Fourier transform infrared spectroscopic study of ion binding and intramolecular interactions in the polar head of digalactosyldiacylglycerol.

Lipid bilayers composed of digalactosyldiacylglycerol (DGDG), that is, Galp alpha 1-6Galp beta 1-3DAG, a non-ionic lipid of the thylakoid membrane of chloroplasts, aggregate in aqueous media containing mono- and divalent cations in amounts above a threshold concentration (Ct) of about 1.0, 4.7 and 10.0 mM for Ca2+, Mg2+ and Na+, respectively. In this work, we found that above Ct the DGDG membranes do not undergo fusion and that the aggregation can be reversed or disrupted. This means that the perturbation induced by the salts results from adsorption, or complexation of the ions in the polar head of DGDG. To investigate this question, we used Fourier transform infrared (FTIR) spectroscopy to identify the molecular sites in DGDG which are modified by interaction, or adduct formation with CaCl2, MgCl2 and NaCl. We also determined whether the ions affect the intramolecular hydrogen bonding between the sn2 ester C = O and the carbon-6 of the alpha-anomer of galactose (Gal).
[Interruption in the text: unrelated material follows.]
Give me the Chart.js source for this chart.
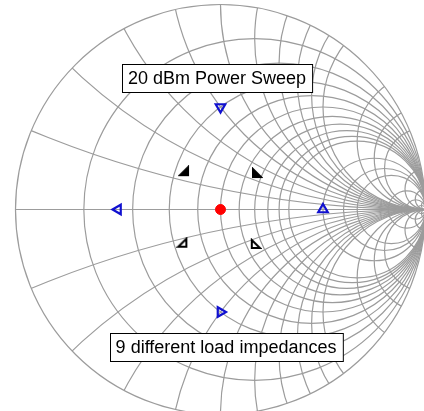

The major conclusions are: (i) the salts do not affect, at least directly, the ester carbonyl region of DGDG, (ii) the most probable sites of binding, or adsorption, for the ions are the ring oxygen, and (iii) the ring hydroxyls are the sites of either ion complexation or intra- and intermolecular H-bonding in interacting DGDG membranes. Within this framework, the complexation of the ions with Gal might induce total or partial dehydration of the galactolipid headgroup and thus provides the means to overcome the repulsive hydration forces that hinder aggregation of the DGDG membranes.